KUGS celebrated its 21st anniversary in 1995, and repeated the anniversary for several more years thereafter by popular demand. It had also matured considerably, becoming one of two "core reporters" to College Music Journal (alongside KCMU at the University of Washington), beginning 24-hour broadcasting in 1995, and simultaneously becoming the second station in the United States to webcast its programming. (It temporarily paused streaming in 2002 due to changes in copyright royalty regulations but resumed in 2006.) Pacifica Radio Network programming, such as Democracy Now!, was added to the schedule in 1997.

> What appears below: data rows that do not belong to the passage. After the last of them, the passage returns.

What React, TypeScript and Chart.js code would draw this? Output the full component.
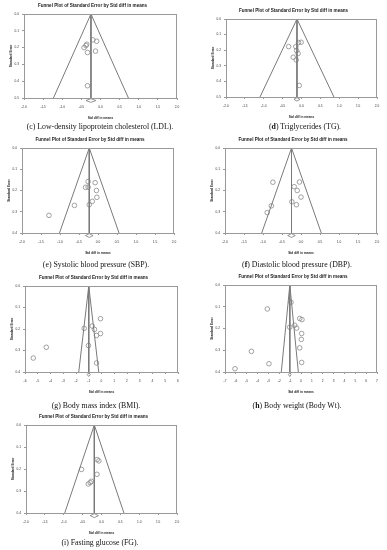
import React, { useEffect, useRef } from "react";
import { Chart, registerables } from "chart.js";
Chart.register(...registerables);

// ---------- DATA ----------
const chartTitle = "Funnel Plot of Standard Error by Std diff in means";
const xAxisTitle = "Std diff in means";
const yAxisTitle = "Standard Error";

// (c) LDL
const ldlStdDiff = [-0.2, -0.1, -0.36, -0.38, -0.43, -0.34, -0.13, -0.34];
const ldlStdErr = [0.154, 0.162, 0.18, 0.188, 0.2, 0.229, 0.221, 0.427];
const ldlSummary = [-0.38, -0.25, -0.12]; // lower, estimate, upper

// (d) TG
const tgStdDiff = [-0.01, -0.08, -0.34, -0.15, -0.13, -0.09, -0.22, -0.14, -0.06];
const tgStdErr = [0.149, 0.151, 0.177, 0.177, 0.202, 0.221, 0.245, 0.262, 0.426];
const tgSummary = [-0.2, -0.12, -0.04];

// (e) SBP
const sbpStdDiff = [-0.26, -0.075, -0.26, -0.33, -0.04, -0.03, -0.15, -0.23, -0.62, -1.29];
const sbpStdErr = [0.158, 0.163, 0.184, 0.185, 0.2, 0.232, 0.251, 0.267, 0.27, 0.317];
const sbpSummary = [-0.33, -0.23, -0.13];

// (f) DBP
const dbpStdDiff = [-0.74, -0.04, -0.18, -0.1, 0.0, -0.24, -0.12, -0.78, -0.89];
const dbpStdErr = [0.161, 0.16, 0.182, 0.2, 0.231, 0.253, 0.267, 0.272, 0.304];
const dbpSummary = [-0.35, -0.25, -0.15];

// (g) BMI
const bmiStdDiff = [-0.08, -0.73, -1.36, -0.55, -0.39, -0.08, -1.02, -4.33, -5.35, -0.39];
const bmiStdErr = [0.152, 0.186, 0.197, 0.202, 0.23, 0.221, 0.277, 0.285, 0.335, 0.358];
const bmiSummary = [-1.12, -1.0, -0.88];

// (h) Body weight
const bwStdDiff = [-0.92, -3.1, -0.12, 0.09, -1.04, -0.58, -0.4, 0.06, 0.03, -0.12, -4.57, 0.06, -2.95, -6.08];
const bwStdErr = [0.079, 0.11, 0.154, 0.159, 0.194, 0.185, 0.198, 0.223, 0.25, 0.289, 0.305, 0.356, 0.362, 0.385];
const bwSummary = [-1.15, -1.03, -0.91];

// (i) FG
const fgStdDiff = [-0.115, -0.07, -0.53, -0.12, -0.27, -0.35, -0.3];
const fgStdErr = [0.157, 0.163, 0.202, 0.224, 0.256, 0.268, 0.262];
const fgSummary = [-0.3, -0.19, -0.08];

// axis ranges
const xRangeNarrow = [-2, 2, 0.5];
const xRangeBmi = [-6, 6, 1];
const xRangeBw = [-7, 7, 1];
const yMaxLipid = 0.5;
const yMaxOther = 0.4;

// captions
const captionLetters = ["c", "d", "e", "f", "g", "h", "i"];
const captionTexts = [
  "Low-density lipoprotein cholesterol (LDL).",
  "Triglycerides (TG).",
  "Systolic blood pressure (SBP).",
  "Diastolic blood pressure (DBP).",
  "Body mass index (BMI).",
  "Body weight (Body Wt).",
  "Fasting glucose (FG).",
];

type Panel = {
  xs: number[];
  ys: number[];
  summary: number[];
  xRange: number[];
  yMax: number;
  decimals: number;
  panelX: number;
  plotL: number;
  plotR: number;
  plotT: number;
  plotB: number;
  capX: number;
  capY: number;
  boldLetter: boolean;
  letter: string;
  caption: string;
};

const panels: Panel[] = [
  { xs: ldlStdDiff, ys: ldlStdErr, summary: ldlSummary, xRange: xRangeNarrow, yMax: yMaxLipid, decimals: 1, panelX: 0, plotL: 24, plotR: 177, plotT: 14, plotB: 98, capX: 100, capY: 127, boldLetter: false, letter: captionLetters[0], caption: captionTexts[0] },
  { xs: tgStdDiff, ys: tgStdErr, summary: tgSummary, xRange: xRangeNarrow, yMax: yMaxLipid, decimals: 1, panelX: 194, plotL: 226, plotR: 377, plotT: 19, plotB: 97, capX: 305, capY: 127, boldLetter: true, letter: captionLetters[1], caption: captionTexts[1] },
  { xs: sbpStdDiff, ys: sbpStdErr, summary: sbpSummary, xRange: xRangeNarrow, yMax: yMaxOther, decimals: 1, panelX: 0, plotL: 22, plotR: 174, plotT: 148, plotB: 233, capX: 96, capY: 265, boldLetter: false, letter: captionLetters[2], caption: captionTexts[2] },
  { xs: dbpStdDiff, ys: dbpStdErr, summary: dbpSummary, xRange: xRangeNarrow, yMax: yMaxOther, decimals: 1, panelX: 194, plotL: 225, plotR: 377, plotT: 148, plotB: 233, capX: 297, capY: 265, boldLetter: true, letter: captionLetters[3], caption: captionTexts[3] },
  { xs: bmiStdDiff, ys: bmiStdErr, summary: bmiSummary, xRange: xRangeBmi, yMax: yMaxOther, decimals: 0, panelX: 0, plotL: 25, plotR: 178, plotT: 286, plotB: 372, capX: 96, capY: 406, boldLetter: false, letter: captionLetters[4], caption: captionTexts[4] },
  { xs: bwStdDiff, ys: bwStdErr, summary: bwSummary, xRange: xRangeBw, yMax: yMaxOther, decimals: 0, panelX: 194, plotL: 225, plotR: 377, plotT: 285, plotB: 372, capX: 297, capY: 406, boldLetter: true, letter: captionLetters[5], caption: captionTexts[5] },
  { xs: fgStdDiff, ys: fgStdErr, summary: fgSummary, xRange: xRangeNarrow, yMax: yMaxOther, decimals: 1, panelX: 0, plotL: 26, plotR: 177, plotT: 425, plotB: 513, capX: 100, capY: 543, boldLetter: false, letter: captionLetters[6], caption: captionTexts[6] },
];

const SANS = "'Liberation Sans', Arial, sans-serif";
const LINE = "#7a7a7a";
const FRAME = "#9a9a9a";
const TEXT = "#333";

const boxPlugin = {
  id: "frameBox",
  afterDatasetsDraw(chart: any) {
    const { ctx, chartArea: a } = chart;
    ctx.save();
    ctx.strokeStyle = FRAME;
    ctx.lineWidth = 1;
    ctx.strokeRect(Math.round(a.left) + 0.5, Math.round(a.top) + 0.5, Math.round(a.right - a.left) - 1, Math.round(a.bottom - a.top));
    ctx.restore();
  },
};

const CANVAS_W = 193;
const Y_W = 16;
const X_H = 24;

function FunnelPanel({ p }: { p: Panel }) {
  const ref = useRef<HTMLCanvasElement>(null);
  const top = p.plotT - 12;
  const h = p.plotB - p.plotT + 36;
  useEffect(() => {
    const c = p.summary[1];
    const ym = p.yMax;
    const funnel = [
      { x: c - 1.96 * ym, y: ym },
      { x: c, y: 0 },
      { x: c + 1.96 * ym, y: ym },
    ];
    const vline = [
      { x: c, y: 0 },
      { x: c, y: ym },
    ];
    const dy = ym * 1.03;
    const dh = ym * 0.022;
    const diamond = [
      { x: p.summary[0], y: dy },
      { x: c, y: dy - dh },
      { x: p.summary[2], y: dy },
      { x: c, y: dy + dh },
      { x: p.summary[0], y: dy },
    ];
    const studies = p.xs.map((x, i) => ({ x, y: p.ys[i] }));
    const padL = p.plotL - p.panelX - Y_W;
    const padR = p.panelX + CANVAS_W - p.plotR;
    const tickFont = { family: SANS, size: 3.2 };
    const chart = new Chart(ref.current as HTMLCanvasElement, {
      type: "scatter",
      data: {
        datasets: [
          { type: "line", data: funnel, borderColor: LINE, borderWidth: 1, pointRadius: 0, fill: false, tension: 0 } as any,
          { type: "line", data: vline, borderColor: LINE, borderWidth: 1, pointRadius: 0, fill: false } as any,
          { type: "scatter", data: studies, pointStyle: "circle", pointRadius: 2.3, borderColor: "#8a8a8a", backgroundColor: "rgba(255,255,255,0)", borderWidth: 0.8 } as any,
          { type: "line", data: diamond, borderColor: LINE, borderWidth: 0.8, pointRadius: 0, fill: false, clip: false } as any,
        ],
      },
      options: {
        responsive: false,
        animation: false,
        devicePixelRatio: 1,
        events: [],
        layout: { padding: { left: padL, right: padR, top: 0, bottom: 0 }, autoPadding: false } as any,
        plugins: {
          legend: { display: false },
          tooltip: { enabled: false },
          title: {
            display: true,
            text: chartTitle,
            color: "#222",
            font: { family: SANS, size: 4.6, weight: "bold", lineHeight: 1.2 },
            padding: { top: 1.2, bottom: 5.3 },
          },
        },
        scales: {
          x: {
            type: "linear",
            min: p.xRange[0],
            max: p.xRange[1],
            afterFit: (s: any) => {
              s.height = X_H;
            },
            ticks: {
              stepSize: p.xRange[2],
              autoSkip: false,
              maxRotation: 0,
              padding: 5.5,
              color: TEXT,
              font: tickFont,
              callback: (v: any) => Number(v).toFixed(p.decimals),
            },
            grid: { display: true, drawOnChartArea: false, tickLength: 2, color: FRAME },
            border: { display: false },
            title: { display: true, text: xAxisTitle, color: "#222", font: { family: SANS, size: 3.2, weight: "bold", lineHeight: 1.2 }, padding: { top: 0, bottom: 2 } },
          },
          y: {
            type: "linear",
            reverse: true,
            min: 0,
            max: p.yMax,
            afterFit: (s: any) => {
              s.width = Y_W;
            },
            ticks: {
              stepSize: 0.1,
              autoSkip: false,
              padding: 3,
              color: TEXT,
              font: tickFont,
              callback: (v: any) => Number(v).toFixed(1),
            },
            grid: { display: true, drawOnChartArea: false, tickLength: 2, color: FRAME },
            border: { display: false },
            title: { display: true, text: yAxisTitle, color: "#222", font: { family: SANS, size: 3.2, weight: "bold", lineHeight: 1.2 }, padding: { top: 1.2, bottom: 0 } },
          },
        },
      },
      plugins: [boxPlugin],
    } as any);
    return () => chart.destroy();
  }, []);
  return (
    <>
      <canvas
        ref={ref}
        width={CANVAS_W}
        height={h}
        style={{ position: "absolute", left: p.panelX, top, width: CANVAS_W, height: h }}
      />
      <div
        style={{
          position: "absolute",
          left: p.capX - 100,
          top: p.capY - 6,
          width: 200,
          height: 12,
          lineHeight: "12px",
          textAlign: "center",
          whiteSpace: "nowrap",
          fontFamily: "'Liberation Serif', 'Times New Roman', serif",
          fontSize: "7.8px",
          color: "#111",
          willChange: "transform",
        }}
      >
        ({p.boldLetter ? <b>{p.letter}</b> : p.letter}) {p.caption}
      </div>
    </>
  );
}

export default function App() {
  return (
    <div style={{ position: "absolute", left: 0, top: 0, width: 387, height: 550, background: "#fff", overflow: "hidden" }}>
      {panels.map((p, i) => (
        <FunnelPanel key={i} p={p} />
      ))}
    </div>
  );
}
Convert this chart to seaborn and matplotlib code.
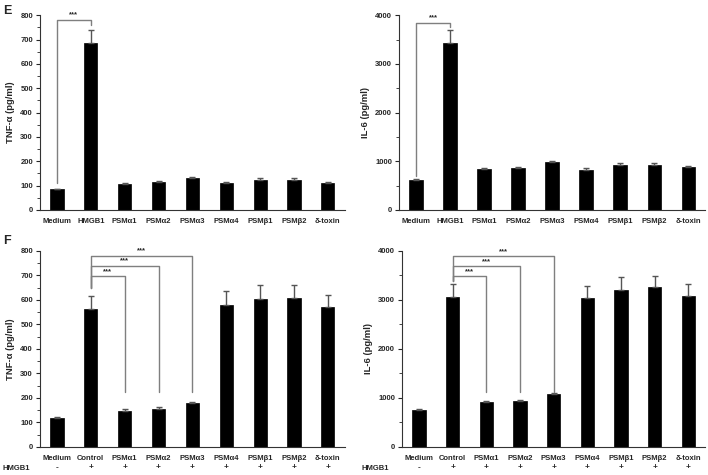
import numpy as np
import pandas as pd
import matplotlib
matplotlib.use('Agg')
import matplotlib.pyplot as plt
from matplotlib.ticker import MultipleLocator
import seaborn as sns

# categories
cats_e = ['Medium', 'HMGB1', 'PSMα1', 'PSMα2', 'PSMα3', 'PSMα4', 'PSMβ1', 'PSMβ2', 'δ-toxin']
cats_f = ['Medium', 'Control', 'PSMα1', 'PSMα2', 'PSMα3', 'PSMα4', 'PSMβ1', 'PSMβ2', 'δ-toxin']
hmgb1_row = ['-', '+', '+', '+', '+', '+', '+', '+', '+']

# panel E values (mean, upper error)
tnf_e = [85, 685, 105, 113, 130, 110, 125, 125, 110]
tnf_e_err = [3, 53, 6, 6, 6, 6, 6, 6, 6]
il6_e = [610, 3435, 840, 860, 975, 830, 930, 930, 875]
il6_e_err = [30, 260, 30, 30, 30, 30, 30, 30, 30]

# panel F values
tnf_f = [118, 563, 148, 157, 180, 580, 605, 608, 570]
tnf_f_err = [3, 55, 5, 5, 5, 58, 55, 55, 52]
il6_f = [760, 3060, 910, 930, 1075, 3040, 3205, 3260, 3080]
il6_f_err = [20, 265, 30, 30, 30, 245, 255, 235, 245]

sns.set_style('white')
plt.rcParams['font.family'] = ['Liberation Sans', 'DejaVu Sans']
plt.rcParams['font.weight'] = 'bold'

fig = plt.figure(figsize=(7.08, 4.75), dpi=100)
ax_tl = fig.add_axes([0.0565, 0.558, 0.4305, 0.41])
ax_tr = fig.add_axes([0.5636, 0.558, 0.4324, 0.41])
ax_bl = fig.add_axes([0.0565, 0.059, 0.4305, 0.4126])
ax_br = fig.add_axes([0.568, 0.059, 0.428, 0.4126])

gray = '#7f7f7f'


def draw(ax, cats, vals, errs, ymax, major, minor, ylabel):
    df = pd.DataFrame({'cat': cats, 'val': vals})
    sns.barplot(data=df, x='cat', y='val', color='black', width=0.39,
                saturation=1, edgecolor='black', linewidth=0.5, ax=ax)
    x = np.arange(len(cats))
    ax.errorbar(x, vals, yerr=[np.zeros(len(vals)), errs], fmt='none',
                ecolor='#555555', elinewidth=1, capsize=2, capthick=1)
    ax.set_xlim(-0.5, len(cats) - 0.5)
    ax.set_ylim(0, ymax)
    ax.yaxis.set_major_locator(MultipleLocator(major))
    ax.yaxis.set_minor_locator(MultipleLocator(minor))
    ax.tick_params(axis='y', which='major', length=3, width=0.8, direction='out',
                   labelsize=5.5, pad=2, left=True)
    ax.tick_params(axis='y', which='minor', length=2, width=0.6, direction='out', left=True)
    ax.tick_params(axis='x', length=0, labelsize=5.5, pad=6)
    for lab in ax.get_xticklabels() + ax.get_yticklabels():
        lab.set_fontweight('bold')
    ax.set_xlabel('')
    ax.set_ylabel(ylabel, fontsize=6.8, fontweight='bold', labelpad=4)
    for s in ['top', 'right']:
        ax.spines[s].set_visible(False)
    for s in ['left', 'bottom']:
        ax.spines[s].set_color('#333333')
        ax.spines[s].set_linewidth(0.8)


def bracket(ax, x1, x2, h, y1, y2, txt_off):
    ax.plot([x1, x1, x2, x2], [y1, h, h, y2], color=gray, lw=1)
    ax.text((x1 + x2) / 2, h + txt_off, '***', ha='center', va='bottom',
            fontsize=5.5, fontweight='bold')


draw(ax_tl, cats_e, tnf_e, tnf_e_err, 800, 100, 50, 'TNF-α (pg/ml)')
bracket(ax_tl, 0, 1, 782, 110, 760, 5)

draw(ax_tr, cats_e, il6_e, il6_e_err, 4000, 1000, 500, 'IL-6 (pg/ml)')
bracket(ax_tr, 0, 1, 3850, 700, 3760, 25)

draw(ax_bl, cats_f, tnf_f, tnf_f_err, 800, 100, 50, 'TNF-α (pg/ml)')
for k, h in zip([2, 3, 4], [698, 739, 780]):
    bracket(ax_bl, 1, k, h, 649, 225, 5)

draw(ax_br, cats_f, il6_f, il6_f_err, 4000, 1000, 500, 'IL-6 (pg/ml)')
for k, h in zip([2, 3, 4], [3490, 3694, 3898]):
    bracket(ax_br, 1, k, h, 3390, 1124, 25)

# HMGB1 +/- row under panel F
for ax in [ax_bl, ax_br]:
    trans = ax.get_xaxis_transform()
    for i, s in enumerate(hmgb1_row):
        ax.text(i, -0.105, s, transform=trans, ha='center', va='center',
                fontsize=6, fontweight='bold')
fig.text(0.003, 1 - 468 / 475, 'HMGB1', ha='left', va='center', fontsize=5.5, fontweight='bold')
fig.text(0.5105, 1 - 468 / 475, 'HMGB1', ha='left', va='center', fontsize=5.5, fontweight='bold')

fig.text(0.004, 0.99, 'E', ha='left', va='top', fontsize=9, fontweight='bold')
fig.text(0.004, 0.505, 'F', ha='left', va='top', fontsize=9, fontweight='bold')

fig.savefig('out.png', dpi=100)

A potential interference problem arose in the late 1990s between KUGS and a proposed translator for KPLU-FM that would operate on 89.3 MHz at Port Angeles, southwest across the Salish Sea. KPLU's owner, Pacific Lutheran University, filed the proposal in 1998 because its existing translator there was endangered by a new CBC radio station, CBCV-FM, in Victoria, British Columbia. A similar situation involving a transmitter for Northwest Public Radio at Port Angeles had severely reduced the coverage area of KSVR at Skagit Valley College. Associated Students allotted $15,000 for an engineering consultant to help KUGS work with Pacific Lutheran on reducing interference. KUGS also filed for a power upgrade to 710 watts, and the Educational Media Foundation proposed a new station at Sequim, near Port Angeles. The proposals were addressed in 2003 as part of a larger series of settlement agreements made two years earlier involving Pacific Lutheran and the Educational Media Foundation; the latter withdrew its application, while KPLU and KUGS won their proposed facilities.